Isnadi, Biramarta (PETRONAS Carigali Sdn. Bhd.) | Lee, Luong Ann (PETRONAS Carigali Sdn. Bhd.) | Ng, Sok Mooi (PETRONAS Carigali Sdn. Bhd.) | Suhaili, Ave Suhendra (PETRONAS Carigali Sdn. Bhd.) | M Nasir, Quailid Rezza (PETRONAS Carigali Sdn. Bhd.) | Sham, Hanisah (PETRONAS Carigali Sdn. Bhd.) | Puloh, Kathy Ping (PETRONAS Carigali Sdn. Bhd.) | Omar, Syahnaz (PETRONAS Carigali Sdn. Bhd.) | Saminal, Siti Nurshamshinazzatulbalqish (PETRONAS Carigali Sdn. Bhd.) | Lihin, Zul Hilmi (PETRONAS Carigali Sdn. Bhd.) | Khan, Riaz (PETRONAS Carigali Sdn. Bhd.)

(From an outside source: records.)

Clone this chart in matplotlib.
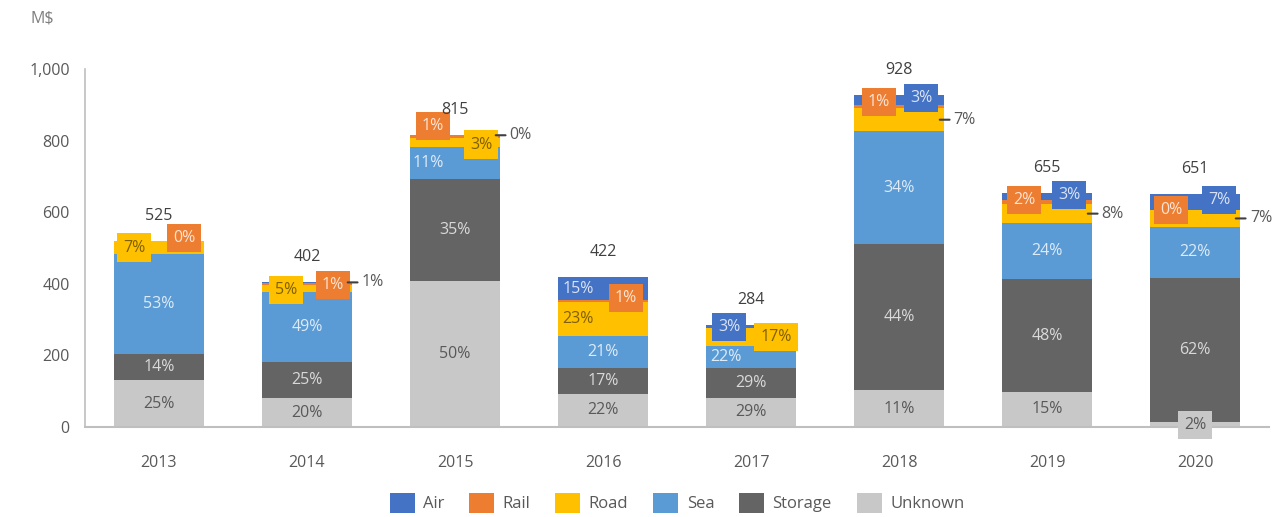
import numpy as np
import matplotlib.pyplot as plt
from matplotlib.ticker import FuncFormatter

plt.rcParams['font.family'] = ['Open Sans', 'DejaVu Sans']

# Date (M$ si pondere in %, stivuite de jos in sus)
ani = ['2013', '2014', '2015', '2016', '2017', '2018', '2019', '2020']
totaluri = [525, 402, 815, 422, 284, 928, 655, 651]
unknown = [25, 20, 50, 22, 29, 11, 15, 2]
storage = [14, 25, 35, 17, 29, 44, 48, 62]
sea = [53, 49, 11, 21, 22, 34, 24, 22]
road = [7, 5, 3, 23, 17, 7, 8, 7]
rail = [0, 1, 1, 1, 0, 1, 2, 0]
air = [0, 1, 0, 15, 3, 3, 3, 7]

serii = ['Unknown', 'Storage', 'Sea', 'Road', 'Rail', 'Air']
ponderi = {'Unknown': unknown, 'Storage': storage, 'Sea': sea,
           'Road': road, 'Rail': rail, 'Air': air}
culori = {'Air': '#4472C4', 'Rail': '#ED7D31', 'Road': '#FFC000',
          'Sea': '#5B9BD5', 'Storage': '#646464', 'Unknown': '#C8C8C8'}
culori_text = {'Air': '#DAE3F3', 'Rail': '#FBE5D6', 'Road': '#7F6000',
               'Sea': '#DDEBF7', 'Storage': '#D9D9D9', 'Unknown': '#595959'}

# plasarea etichetelor mici: (dx px, dy px, stil)
plasare = {
    ('Air', 0): (0, 0, 'skip'), ('Rail', 4): (0, 0, 'skip'),
    ('Road', 0): (-25, 0, 'box'), ('Rail', 0): (25, 3, 'box'),
    ('Road', 1): (-21, -2, 'box'), ('Rail', 1): (26, -1, 'box'), ('Air', 1): (0, 0, 'call'),
    ('Sea', 2): (-27, 0, 'in'), ('Rail', 2): (-22, 11, 'box'), ('Road', 2): (26, -2, 'box'),
    ('Air', 2): (0, 0, 'call'),
    ('Air', 3): (-25, 0, 'in'), ('Rail', 3): (23, 3, 'box'), ('Road', 3): (-25, 0, 'in'),
    ('Air', 4): (-22, 0, 'box'), ('Road', 4): (25, 0, 'box'), ('Sea', 4): (-25, 0, 'in'),
    ('Rail', 5): (-20, 4, 'box'), ('Air', 5): (22, 2, 'box'), ('Road', 5): (0, 0, 'call'),
    ('Rail', 6): (-23, 2, 'box'), ('Air', 6): (22, 1, 'box'), ('Road', 6): (0, 0, 'call'),
    ('Rail', 7): (-24, 0, 'box'), ('Air', 7): (24, 2, 'box'), ('Road', 7): (0, 0, 'call'),
    ('Unknown', 7): (0, 0, 'box'),
}

fig = plt.figure(figsize=(12.78, 5.17), dpi=100)
ax = fig.add_axes([0.0665, 0.174, 0.9265, 0.6925])

x = np.arange(len(ani))
latime = 0.61
baza = np.zeros(len(ani))
bare = {}
for s in serii:
    val = np.array(ponderi[s]) / 100 * np.array(totaluri)
    bare[s] = ax.bar(x, val, latime, bottom=baza, color=culori[s], label=s)
    for i in range(len(ani)):
        dx, dy, stil = plasare.get((s, i), (0, 0, 'in'))
        if stil == 'skip':
            continue
        yc = baza[i] + val[i] / 2
        txt = f'{ponderi[s][i]}%'
        if stil == 'in':
            ax.annotate(txt, (x[i], yc), xytext=(dx, dy), textcoords='offset pixels',
                        ha='center', va='center', fontsize=11.5, color=culori_text[s])
        elif stil == 'box':
            ax.annotate(txt, (x[i], yc), xytext=(dx, dy), textcoords='offset pixels',
                        ha='center', va='center', fontsize=11.5, color=culori_text[s],
                        annotation_clip=False,
                        bbox=dict(boxstyle='square,pad=0.38', fc=culori[s], ec='none'))
        else:
            ax.annotate(txt, (x[i] + latime / 2 - 0.03, yc), xytext=(14, 0),
                        textcoords='offset pixels', ha='left', va='center',
                        fontsize=11.5, color='#595959', annotation_clip=False,
                        arrowprops=dict(arrowstyle='-', color='#404040', lw=1.5,
                                        shrinkA=1, shrinkB=0))
    baza += val

for i, t in enumerate(totaluri):
    ax.annotate(str(t), (x[i], baza[i]), xytext=(0, 25), textcoords='offset pixels',
                ha='center', va='center', fontsize=11.5, color='#404040',
                annotation_clip=False)

ax.set_xlim(-0.5, len(ani) - 0.5)
ax.set_ylim(0, 1000)
ax.set_yticks(range(0, 1001, 200))
ax.yaxis.set_major_formatter(FuncFormatter(lambda v, p: f'{int(v):,}'))
ax.set_xticks(x)
ax.set_xticklabels(ani)
ax.tick_params(axis='y', length=0, pad=11, labelsize=11.5, labelcolor='#595959')
ax.tick_params(axis='x', length=0, pad=20, labelsize=11.5, labelcolor='#595959')
for sp in ['top', 'right']:
    ax.spines[sp].set_visible(False)
ax.spines['left'].set_color('#BFBFBF')
ax.spines['bottom'].set_color('#BFBFBF')
ax.spines['left'].set_linewidth(1.2)
ax.spines['bottom'].set_linewidth(1.5)

ordine = ['Air', 'Rail', 'Road', 'Sea', 'Storage', 'Unknown']
ax.legend([bare[s] for s in ordine], ordine, loc='center', bbox_to_anchor=(0.5, -0.212),
          ncol=6, frameon=False, fontsize=12, labelcolor='#595959',
          handlelength=1.5, handleheight=1.5, handletextpad=0.5, columnspacing=1.5)

fig.text(30 / 1278, 1 - 18 / 517, 'M$', fontsize=11.5, color='#7F7F7F', va='center')

fig.savefig('out.png', dpi=100)
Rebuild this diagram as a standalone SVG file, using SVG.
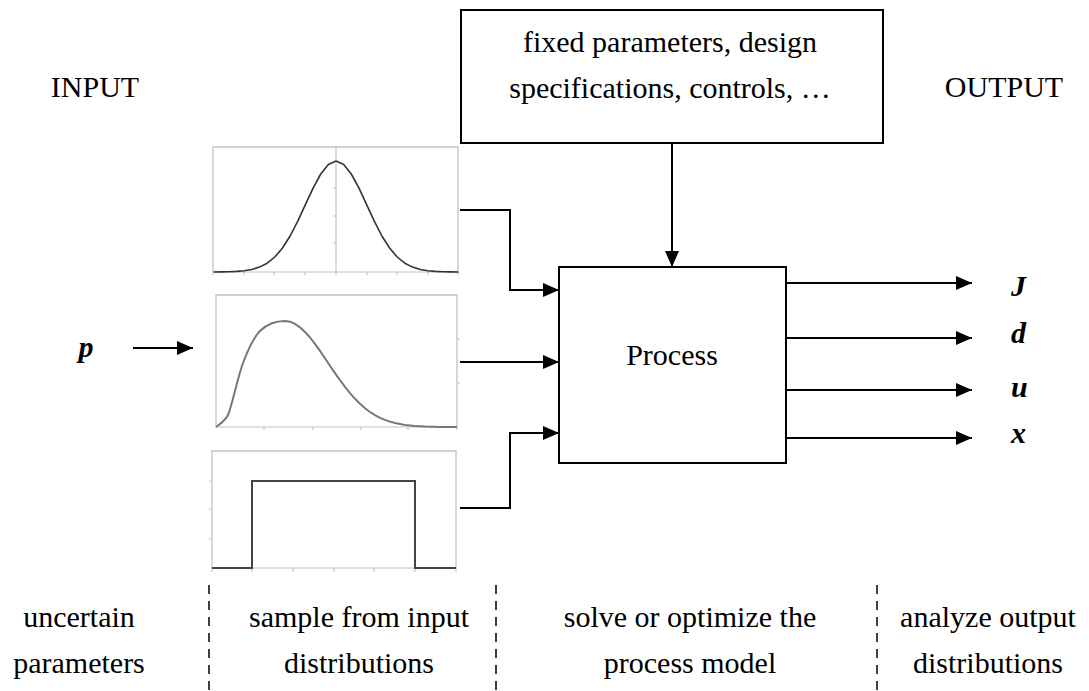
<svg xmlns="http://www.w3.org/2000/svg" width="1089" height="691" viewBox="0 0 1089 691">
<style>
.t{font-family:"Liberation Serif","Times New Roman",serif;font-size:30px;fill:#000}
.m{font-family:"Liberation Serif","Times New Roman",serif;font-size:30px;font-weight:bold;font-style:italic;fill:#000}
.box{fill:#fff;stroke:#000;stroke-width:2}
.ln{fill:none;stroke:#000;stroke-width:2}
.fr{fill:none;stroke:#c4c4c4;stroke-width:1.3}
.tk{fill:none;stroke:#c4c4c4;stroke-width:1.2}
.dash{fill:none;stroke:#000;stroke-width:1.5;stroke-dasharray:9,7}
</style>
<defs>
<marker id="ah" markerUnits="userSpaceOnUse" markerWidth="16" markerHeight="14" refX="16" refY="7" orient="auto">
<path d="M0,0 L16,7 L0,14 Z" fill="#000"/>
</marker>
</defs>
<rect width="1089" height="691" fill="#fff"/>

<g id="labels">
<text class="t" x="95" y="97" text-anchor="middle">INPUT</text>
<text class="t" x="1004" y="97" text-anchor="middle">OUTPUT</text>
</g>

<g id="fixed-params">
<rect class="box" x="461" y="10" width="422" height="133"/>
<text class="t" x="670" y="52" text-anchor="middle">fixed parameters, design</text>
<text class="t" x="670" y="98" text-anchor="middle">specifications, controls, …</text>
</g>

<g id="process">
<rect class="box" x="559" y="267" width="227" height="196"/>
<text class="t" x="672" y="365" text-anchor="middle">Process</text>
</g>

<g id="chart-normal">
<path class="fr" d="M213,272 V147 H458 V272"/>
<path class="tk" d="M213,272 H458 M213,272 v3 M244,272 v3 M274,272 v3 M305,272 v3 M336,272 v3 M367,272 v3 M397,272 v3 M428,272 v3 M458,272 v3 M336,147 V272 M333,188 h3 M333,216 h3 M333,243 h3"/>
<polyline fill="none" stroke="#333" stroke-width="1.6" stroke-linejoin="round" points="213.6,272 221.3,271.9 228.9,271.8 236.6,271.4 244.2,270.8 251.9,269.5 259.5,267.1 267.2,263.2 274.8,257 282.5,248 290.1,236 297.8,221.2 305.4,204.7 313.1,188.2 320.7,174 328.4,164.4 336,161 343.7,164.4 351.3,174 359,188.2 366.6,204.7 374.3,221.2 381.9,236 389.6,248 397.2,257 404.9,263.2 412.5,267.1 420.2,269.5 427.8,270.8 435.5,271.4 443.1,271.8 450.8,271.9 458.4,272"/>
</g>

<g id="chart-skewed">
<path class="fr" d="M216,427 V295 H457 V427"/>
<path class="tk" d="M216,427 H457 M264,427 v3 M313,427 v3 M361,427 v3 M408,427 v3 M457,427 v3 M457,339 h3 M457,383 h3"/>
<path fill="none" stroke="#777" stroke-width="2" stroke-linejoin="round" d="M216,427 C220,424 225,421 228,415 C232.5,404.3 237.7,377 243,363 C248.3,349 253,338 260,331 C267,324 276,321 285,321 L290,321.7 295,323.9 300,327.3 305,331.9 310,337.5 315,343.9 320,350.9 325,358.2 330,365.7 335,373.1 340,380.2 345,386.9 350,393.2 355,398.8 360,403.8 365,408.2 370,412 375,415.1 380,417.8 385,419.9 390,421.6 395,423 405,424.9 415,425.9 425,426.5 440,426.9 457,427"/>
</g>

<g id="chart-uniform">
<path class="fr" d="M212,568 V451 H456 V568"/>
<path class="tk" d="M212,568 H456 M212,568 v4 M252,568 v4 M293,568 v4 M334,568 v4 M374,568 v4 M415,568 v4 M456,568 v4 M209,481 h3 M209,509 h3 M209,539 h3"/>
<path fill="none" stroke="#444" stroke-width="2" d="M212,568 H252 V481 H415 V568 H456"/>
</g>

<g id="p-label">
<text class="m" x="86" y="357" text-anchor="middle">p</text>
</g>

<g id="outputs">
<text class="m" x="1011" y="296">J</text>
<text class="m" x="1011" y="343">d</text>
<text class="m" x="1011" y="397">u</text>
<text class="m" x="1011" y="443">x</text>
</g>

<g id="connectors">
<line class="ln" x1="133" y1="348" x2="193" y2="348" marker-end="url(#ah)"/>
<polyline class="ln" points="460,210 510,210 510,290 559,290" marker-end="url(#ah)"/>
<line class="ln" x1="460" y1="362" x2="559" y2="362" marker-end="url(#ah)"/>
<polyline class="ln" points="460,508 510,508 510,433 559,433" marker-end="url(#ah)"/>
<line class="ln" x1="672" y1="143" x2="672" y2="267" marker-end="url(#ah)"/>
<line class="ln" x1="786" y1="283" x2="972" y2="283" marker-end="url(#ah)"/>
<line class="ln" x1="786" y1="338" x2="972" y2="338" marker-end="url(#ah)"/>
<line class="ln" x1="786" y1="390" x2="972" y2="390" marker-end="url(#ah)"/>
<line class="ln" x1="786" y1="438" x2="972" y2="438" marker-end="url(#ah)"/>
</g>

<g id="dividers">
<line class="dash" x1="209" y1="585" x2="209" y2="691"/>
<line class="dash" x1="496" y1="585" x2="496" y2="691"/>
<line class="dash" x1="877" y1="585" x2="877" y2="691"/>
</g>

<g id="stages">
<text class="t" x="79" y="627" text-anchor="middle">uncertain</text>
<text class="t" x="79" y="673" text-anchor="middle">parameters</text>
<text class="t" x="359" y="627" text-anchor="middle">sample from input</text>
<text class="t" x="359" y="673" text-anchor="middle">distributions</text>
<text class="t" x="690" y="627" text-anchor="middle">solve or optimize the</text>
<text class="t" x="690" y="673" text-anchor="middle">process model</text>
<text class="t" x="988" y="627" text-anchor="middle">analyze output</text>
<text class="t" x="988" y="673" text-anchor="middle">distributions</text>
</g>
</svg>
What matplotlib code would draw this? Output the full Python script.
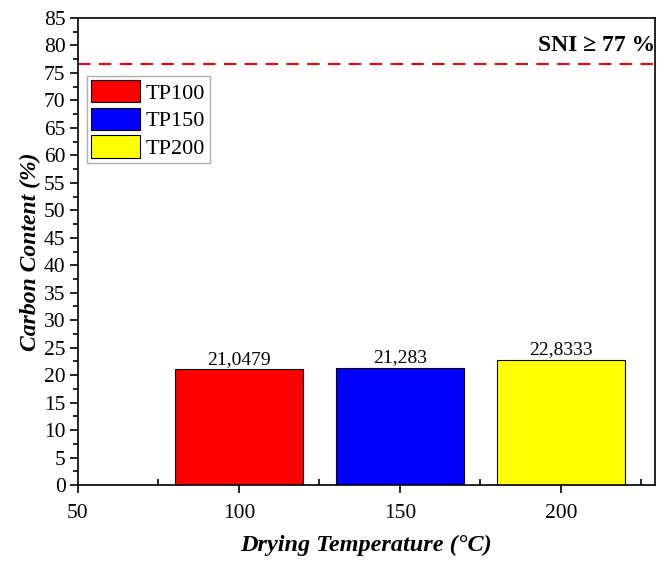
import matplotlib.pyplot as plt
import numpy as np
from matplotlib.ticker import MultipleLocator

plt.rcParams['font.family'] = ['Liberation Serif', 'DejaVu Serif']

# data
temps = [100, 150, 200]
carbon = [21.0479, 21.283, 22.8333]
value_labels = ["21,0479", "21,283", "22,8333"]
series_names = ["TP100", "TP150", "TP200"]
colors = ["#ff0000", "#0000ff", "#ffff00"]
sni_limit = 76.6

fig = plt.figure(figsize=(6.57, 5.62), dpi=100)
ax = fig.add_axes([78 / 657, 1 - 485 / 562, (655 - 78) / 657, (485 - 18) / 562])

for t, c, name, col, lab in zip(temps, carbon, series_names, colors, value_labels):
    ax.bar(t, c, 40, color=col, edgecolor="black", linewidth=0.8, label=name)
    ax.text(t, c + 0.3, lab, ha="center", va="bottom", fontsize=14)

ax.axhline(sni_limit, color="red", linestyle=(0, (6, 4)), linewidth=1.5)
ax.text(229.2, 78.0, "SNI \u2265 77 %", ha="right", va="bottom",
        fontsize=17, fontweight="bold")

ax.set_xlim(50, 229.2)
ax.set_ylim(0, 85)
ax.xaxis.set_major_locator(MultipleLocator(50))
ax.xaxis.set_minor_locator(MultipleLocator(25))
ax.yaxis.set_major_locator(MultipleLocator(5))
ax.yaxis.set_minor_locator(MultipleLocator(2.5))
ax.tick_params(axis="both", which="major", direction="out", length=6,
               width=1.2, labelsize=15.5)
ax.tick_params(axis="x", which="major", pad=8)
ax.tick_params(axis="y", which="major", pad=3)
ax.tick_params(axis="x", which="minor", direction="in", length=4, width=1.2)
ax.tick_params(axis="y", which="minor", direction="out", length=3.5, width=1.2)
for s in ax.spines.values():
    s.set_linewidth(1.2)

ax.set_xlabel("Drying Temperature (\u00b0C)", fontsize=17.5, fontweight="bold",
              fontstyle="italic", labelpad=8)
ax.set_ylabel("Carbon Content (%)", fontsize=17, fontweight="bold",
              fontstyle="italic", labelpad=2)

ax.legend(loc="upper left", bbox_to_anchor=(9 / 577, 0.876), fontsize=16,
          frameon=True, fancybox=False, edgecolor="#999999",
          handlelength=2.2, handleheight=1.15, handletextpad=0.25,
          labelspacing=0.18, borderpad=0.2, borderaxespad=0)

plt.savefig("out.png", dpi=100)
plt.close()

Abstract The objective of this paper is to demonstrate the best practices of Topside Structural Integrity Management for an aging fleet of more than 200 platforms with about 60% of which has exceeded the design life. PETRONAS as the operator, has established a Topside Structural Integrity Management (SIM) strategy to demonstrate fitness of the offshore topside structures through a hybrid philosophy of time-based inspection with risk-based maintenance, which is in compliance to API RP2SIM (2014) inspection requirements. This paper shares the data management, methodology, challenges and value creation of this strategy. The SIM process adopted in this work is in compliance with industry standards API RP2SIM, focusing on Data-Evaluation-Strategy-Program processes. The operator HSE Risk Matrix is adopted in risk ranking of the topside structures. The main elements considered in developing the risk ranking of the topside structures are the design and assessment compliance, inspection compliance and maintenance compliance. Effective methodology to register asset and inspection data capture was developed to expedite the readiness of Topside SIM for a large aging fleet. The Topside SIM is being codified in the operator web-based tool, Structural Integrity Compliance System (SICS). Identifying major hazards for topside structures were primarily achieved via data trending post implementation of Topside SIM. It was then concluded that metal loss as the major threat. Further study on effect of metal loss provides a strong basis to move from time-based maintenance towards risk-based maintenance. Risk ranking of the assets allow the operator to prioritize resources while managing the risk within ALARP level. Current technologies such as drone and mobile inspection tools are deployed to expedite inspection findings and reporting processes. The data from the mobile inspection tool is directly fed into the web based SICS to allow reclassification of asset risk and anomalies management.